Michael G. Okash, President and CEO of Seasnake who was in India last week said, “We have been in talks with other players in the field and they are interested in building the Seasnake trains as it will find great use in the coastal and inland waters. It is a concept for marine transport of liquid, dry bulk, containers and other inter-modal cargoes using a train of cargo modules in an articulated arrangement.”
The concept ship works like a seatrain on water, with a forward traction unit, two to six detachable cargo barges and a powered "caboose." Suitable for low draft waters, it can be split into sections making it suitable both for inland and coastal waters. The barges -- which can carry dry or wet bulk or containerized cargo -- connect with a ball and socket system and utilize stabilizing bumpers. They can be individually delivered into most harbors. Being ballast free Seasnake eliminate the threat of introducing invasive species.

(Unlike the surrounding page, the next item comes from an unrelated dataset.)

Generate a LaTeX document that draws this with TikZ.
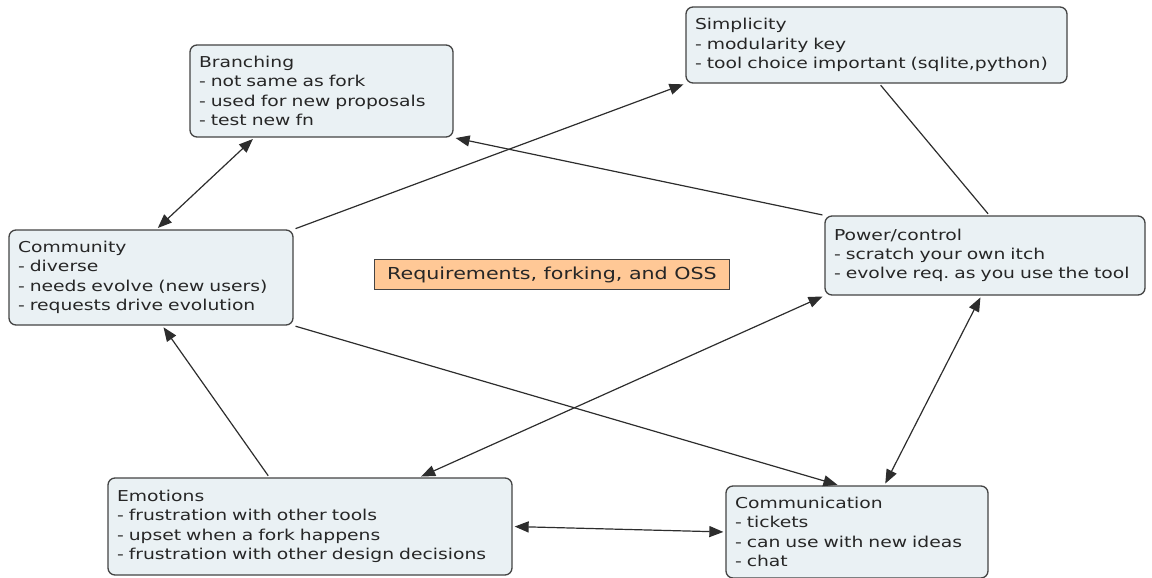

The design of Seasnake’s cargo moduels can be tailored to meet a broad range of cargo handling and special use needs. There are virtually no limitations to the diversity of cargo type or the cargo handling designs that can be incorporated into the Seasnake cargo module.
Mr. Okash claimed that at sea, the Seasnake has similar speed and power characteristics of a ship and under simulation has been found to be able to handle severe open ocean storm conditions. Unlike a ship however, the Seasnake cargo modules can be moored in a port for load or discharge over a much longer period than would be practical for a ship. This can significantly reduce demurrage and expand market opportunities.
With the government thinking in terms of reducing the pressure of transporting cargo on the railway and roadway system by shifting more of the cargo on to the water transport system operators could find the Seasnake a good alternative. Perhaps what is US loss could well be India’s gain.